--- START OF AVAILABLE DATA ---

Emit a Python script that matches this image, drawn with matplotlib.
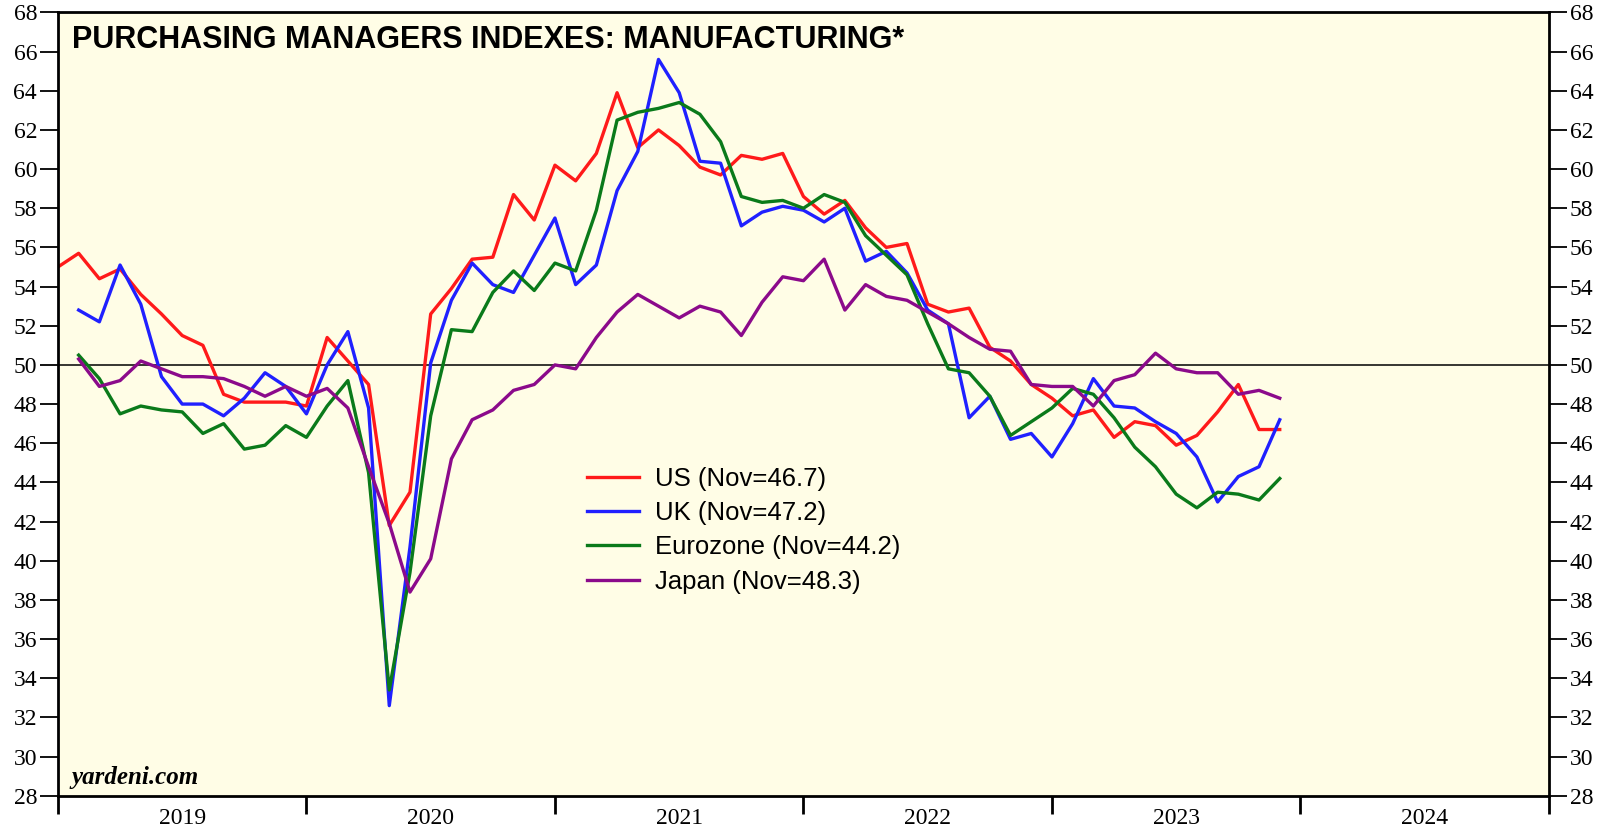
import matplotlib
matplotlib.use("Agg")
import matplotlib.pyplot as plt
import numpy as np

# monthly PMI readings
# US starts Dec 2018, the others Jan 2019; all end Nov 2023
us = [55.0,
      55.7, 54.4, 54.9, 53.6, 52.6, 51.5, 51.0, 48.5, 48.1, 48.1, 48.1, 47.9,
      51.4, 50.2, 49.0, 41.8, 43.5, 52.6, 53.9, 55.4, 55.5, 58.7, 57.4, 60.2,
      59.4, 60.8, 63.9, 61.1, 62.0, 61.2, 60.1, 59.7, 60.7, 60.5, 60.8, 58.6,
      57.7, 58.4, 57.0, 56.0, 56.2, 53.1, 52.7, 52.9, 50.9, 50.2, 49.0, 48.3,
      47.4, 47.7, 46.3, 47.1, 46.9, 45.9, 46.4, 47.6, 49.0, 46.7, 46.7]
uk = [52.8, 52.2, 55.1, 53.1, 49.4, 48.0, 48.0, 47.4, 48.3, 49.6, 48.9, 47.5,
      50.0, 51.7, 47.8, 32.6, 40.7, 50.1, 53.3, 55.2, 54.1, 53.7, 55.6, 57.5,
      54.1, 55.1, 58.9, 60.9, 65.6, 63.9, 60.4, 60.3, 57.1, 57.8, 58.1, 57.9,
      57.3, 58.0, 55.3, 55.8, 54.7, 52.8, 52.1, 47.3, 48.4, 46.2, 46.5, 45.3,
      47.0, 49.3, 47.9, 47.8, 47.1, 46.5, 45.3, 43.0, 44.3, 44.8, 47.2]
eurozone = [50.5, 49.3, 47.5, 47.9, 47.7, 47.6, 46.5, 47.0, 45.7, 45.9, 46.9, 46.3,
            47.9, 49.2, 44.5, 33.4, 39.4, 47.4, 51.8, 51.7, 53.7, 54.8, 53.8, 55.2,
            54.8, 57.9, 62.5, 62.9, 63.1, 63.4, 62.8, 61.4, 58.6, 58.3, 58.4, 58.0,
            58.7, 58.3, 56.6, 55.6, 54.6, 52.1, 49.8, 49.6, 48.4, 46.4, 47.1, 47.8,
            48.8, 48.5, 47.3, 45.8, 44.8, 43.4, 42.7, 43.5, 43.4, 43.1, 44.2]
japan = [50.3, 48.9, 49.2, 50.2, 49.8, 49.4, 49.4, 49.3, 48.9, 48.4, 48.9, 48.4,
         48.8, 47.8, 44.8, 41.9, 38.4, 40.1, 45.2, 47.2, 47.7, 48.7, 49.0, 50.0,
         49.8, 51.4, 52.7, 53.6, 53.0, 52.4, 53.0, 52.7, 51.5, 53.2, 54.5, 54.3,
         55.4, 52.8, 54.1, 53.5, 53.3, 52.7, 52.1, 51.4, 50.8, 50.7, 49.0, 48.9,
         48.9, 47.9, 49.2, 49.5, 50.6, 49.8, 49.6, 49.6, 48.5, 48.7, 48.3]

labels = ['US (Nov=46.7)', 'UK (Nov=47.2)', 'Eurozone (Nov=44.2)', 'Japan (Nov=48.3)']
colors = ['#ff1a1a', '#2020ff', '#0a7a1a', '#8b0a8b']
years = [2019, 2020, 2021, 2022, 2023, 2024]

# points sit at month end: Dec 2018 -> 2019.0
x_us = 2019 + np.arange(len(us)) / 12
x_other = 2019 + (np.arange(len(uk)) + 1) / 12

fig = plt.figure(figsize=(16.14, 8.34), dpi=100)
ax = fig.add_axes([0.0359, 0.0459, 0.9238, 0.9392])
ax.set_facecolor('#fffde6')

ax.plot(x_us, us, color=colors[0], lw=2.4, label=labels[0])
ax.plot(x_other, uk, color=colors[1], lw=2.4, label=labels[1])
ax.plot(x_other, eurozone, color=colors[2], lw=2.4, label=labels[2])
ax.plot(x_other, japan, color=colors[3], lw=2.4, label=labels[3])
ax.axhline(50, color='black', lw=1.1, zorder=1)

ax.set_xlim(2019, 2025)
ax.set_ylim(28, 68)
ax.set_yticks(np.arange(28, 69, 2))
ax.set_xticks(np.arange(2019, 2026))
ax.set_xticklabels([])
ax.set_xticks([y + 0.5 for y in years], minor=True)
ax.set_xticklabels([str(y) for y in years], minor=True,
                   fontfamily='Liberation Serif', fontsize=17)
ax.tick_params(axis='x', which='major', direction='out', length=13, width=2)
ax.tick_params(axis='x', which='minor', length=0, pad=9)
ax.tick_params(axis='y', direction='out', length=13, width=1.3, pad=2,
               left=True, right=True, labelleft=True, labelright=True)
for lab in ax.get_yticklabels():
    lab.set_fontfamily('Liberation Serif')
    lab.set_fontsize(17)
for s in ax.spines.values():
    s.set_linewidth(2)

ax.text(0.0094, 0.955, 'PURCHASING MANAGERS INDEXES: MANUFACTURING*', transform=ax.transAxes,
        fontfamily='Liberation Sans', fontweight='bold', fontsize=22, va='baseline', ha='left')
ax.text(0.0094, 0.015, 'yardeni.com', transform=ax.transAxes,
        fontfamily='Liberation Serif', fontweight='bold', fontstyle='italic', fontsize=18,
        va='baseline', ha='left')

leg = ax.legend(loc='upper left', bbox_to_anchor=(0.355, 0.42), frameon=False,
                prop={'family': 'Liberation Sans', 'size': 18.5}, handlelength=2.0,
                handletextpad=0.62, labelspacing=0.4, borderpad=0, borderaxespad=0)

fig.savefig('out.png', dpi=100, facecolor='white')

--- END OF AVAILABLE DATA ---

Reproduce the material above from its first line through the line containing "import numpy as np", both ends included, and skip every picture.

TASK ANSWER
Emit a Python script that matches this image, drawn with matplotlib.
import matplotlib
matplotlib.use("Agg")
import matplotlib.pyplot as plt
import numpy as np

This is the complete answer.